The film is quite simply a piece of cinematic excellence with BRILLIANT performances from all concerned:- cannot possible be recommended highly enough
One of America's greatest films
This is an example of the cinematic brilliance which Hollywood displayed briefly during the 70s before the age of the mind-numbing blockbuster. This film has a fantastic script and performances (Nicholson's best in my opinion), and is made so well, with such depth, tenderness, humour, intelligence and GENUINE human emotion that it is a joy to experience, and highlights so easily the generally poor standard of American cinema, but also its potential.
The transfer is a good one, the anamorphic picture a big plus.
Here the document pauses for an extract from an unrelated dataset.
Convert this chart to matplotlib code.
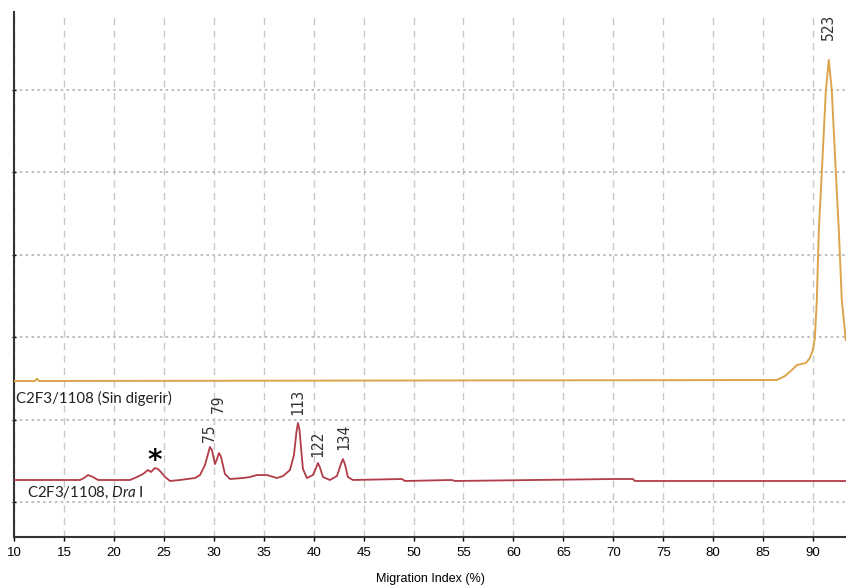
import matplotlib
matplotlib.use("Agg")
import matplotlib.pyplot as plt

# Undigested sample trace (migration index %, signal)
undigested_x = [10.0, 12.1, 12.3, 12.5, 86.38, 87.18, 87.88, 88.38, 89.28, 89.68,
                89.98, 90.18, 90.38, 90.58, 90.88, 91.28, 91.58, 91.88, 92.28,
                92.58, 92.88, 93.28]
undigested_y = [246.7, 246.7, 249.5, 246.7, 247.9, 252.7, 260.0, 266.0, 268.5, 274.5,
                284.0, 298.8, 344.8, 429.7, 500.0, 598.2, 635.8, 598.2, 500.0,
                429.7, 344.8, 296.4]

# DraI digest trace
digest_x = [10.0, 16.61, 17.01, 17.41, 17.91, 18.41, 21.61, 22.31, 22.91, 23.41,
            23.71, 24.11, 24.41, 24.71, 25.12, 25.62, 26.62, 28.12, 28.62, 29.12,
            29.42, 29.62, 29.82, 30.12, 30.32, 30.52, 30.72, 31.12, 31.62, 32.92,
            33.62, 34.32, 35.33, 36.33, 36.93, 37.63, 38.03, 38.28, 38.43, 38.58,
            38.78, 38.93, 39.33, 39.93, 40.23, 40.43, 40.63, 40.93, 41.63, 42.33,
            42.73, 42.93, 43.13, 43.43, 43.93, 48.84, 49.14, 53.84, 54.14, 70.16,
            71.96, 72.16, 93.28]
digest_y = [126.7, 126.7, 129.1, 132.7, 130.3, 126.7, 126.7, 130.3, 133.9, 138.8,
            136.4, 141.2, 140.0, 136.4, 130.3, 125.5, 126.7, 129.1, 132.7, 144.8,
            158.0, 166.7, 163.0, 146.0, 152.0, 159.4, 155.0, 134.0, 127.9, 129.1,
            130.3, 132.7, 132.7, 129.1, 131.5, 138.8, 157.0, 185.0, 195.8, 188.0,
            160.0, 140.0, 129.1, 132.7, 141.0, 147.3, 142.0, 130.3, 126.7, 131.5,
            146.0, 152.1, 146.0, 130.3, 126.7, 127.9, 125.5, 126.7, 125.5, 127.9,
            127.9, 125.5, 125.5]

# Fragment sizes (bp) and where they are written
size_labels = ["523", "75", "79", "113", "122", "134"]
size_x = [91.58, 29.62, 30.52, 38.43, 40.43, 42.98]
size_y = [660.0, 172.7, 207.9, 205.5, 154.5, 163.0]

x_ticks = list(range(10, 95, 5))
y_grid = [100, 200, 300, 400, 500, 600]

plt.rcParams["mathtext.fontset"] = "custom"
plt.rcParams["mathtext.it"] = "Lato:italic"
plt.rcParams["mathtext.rm"] = "Lato"

AXIS_FONT = ["Liberation Sans", "DejaVu Sans"]
PEAK_FONT = ["DejaVu Sans Mono", "DejaVu Sans"]


def plot_traces(output_path="out.png"):
    fig = plt.figure(figsize=(8.46, 5.86), dpi=100)
    ax = fig.add_axes([14 / 846, 49 / 586, 1 - 14 / 846, 525 / 586])

    ax.plot(undigested_x, undigested_y, color="#dca54c", linewidth=1.4, zorder=3)
    ax.plot(digest_x, digest_y, color="#b23c48", linewidth=1.3, zorder=3)

    for lab, x, y in zip(size_labels, size_x, size_y):
        ax.text(x, y, lab, rotation=90, ha="center", va="bottom",
                fontsize=10.5, family=PEAK_FONT, color="#333333")

    ax.text(24.1, 150, "*", ha="center", va="center", fontsize=20,
            fontweight="bold", color="black")

    ax.text(10.2, 226, "C2F3/1108 (Sin digerir)", ha="left", va="center",
            fontsize=10.8, family="Lato", color="#222222")
    ax.text(11.3, 111, r"C2F3/1108, $\mathit{Dra}$ I", ha="left", va="center",
            fontsize=10.8, family="Lato", color="#222222")

    ax.set_xlim(10, 93.3)
    ax.set_ylim(57.6, 694)
    ax.set_xticks(x_ticks)
    ax.set_yticks(y_grid)
    ax.set_yticklabels([])
    ax.tick_params(axis="x", length=3, width=1, pad=4, labelsize=9.5)
    ax.tick_params(axis="y", length=3, width=1, direction="inout")
    for lbl in ax.get_xticklabels():
        lbl.set_family(AXIS_FONT)

    ax.xaxis.grid(True, color="#c8c8c8", linestyle=(0, (5, 4)), linewidth=1)
    ax.yaxis.grid(True, color="#b4b4b4", linestyle=(0, (1.5, 2)), linewidth=1.2)
    ax.set_axisbelow(True)

    for side in ("top", "right"):
        ax.spines[side].set_visible(False)
    for side in ("left", "bottom"):
        ax.spines[side].set_linewidth(1.5)
        ax.spines[side].set_color("#333333")

    ax.set_xlabel("Migration Index (%)", fontsize=9, family=AXIS_FONT, labelpad=10)

    fig.savefig(output_path, dpi=100)


if __name__ == "__main__":
    plot_traces()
The sound is good old mono, but hey, most of the best films ever made are mono, and no amount of remixing them is going to enhance the film or make it into some kind of super surround sound experience, which they aren't anyway.
I highly recommend this to anybody with a serious passion for cinema. A film triumph.
He Rode the long road to nowhere. Depressing and evocative, but excellent
Five Easy Pieces is a simplist road movie which gave Jack Nicholson as it's main performance, respect from Hollywood which has been granted ever since. This is the film that Nicholson made his start.
Robert Dupac is a typical blue-collar oil worker who migrates a lot to find temporary work and accommodation with his dumb waitress girlfriend. Dupac keeps a low profile who mixes in with fellow workmates he treats as friends, but whom don't understand him. Dupac, then has to face his sister whose own father is gravely ill and has to come clean about the piano career he ran away from.......
Five Easy Pieces came out at the beginning of the seventies when the hippie movement was slowing dying out. The film is about lost opportunity of youths being denied free spirit and the urge of an anti-establishment against the wishes of their domineering families'.
His first with director Bob Ralefson, Nicholson displays Robert Dupac to be a man of despair, one who fails to question his troubled actions, who moves on and tries to erases the memory but lives with the pain of confirment and has no direction in his life whatsoever. Dupac has a rebellious soul, keen to break away from the fringes of society, but keeps drifting in and out, trying to settle down. Dupac feels that his people should learn to have fun, enjoy each other and hang out together instead of forming obessions like his musical family who pursure him to reach his goal of being an pianist.
The editing kept Dupac in the focus always and the slow revealing point of why his life amounts to nothing with a dead-end job. Nicholson stands out and for all the right reasons: his apperance; his attitude; his eccentric behaviour; his grief and sadness.
Many people say that Ralefson only had one film in him which is Five Easy Pieces-a tragic, roller-coaster, poetic piece of the generation that were ignored by the masses. Best recommened for a hardcore fan of 1970s semi-independant cinema or any Jack Nicholson fan.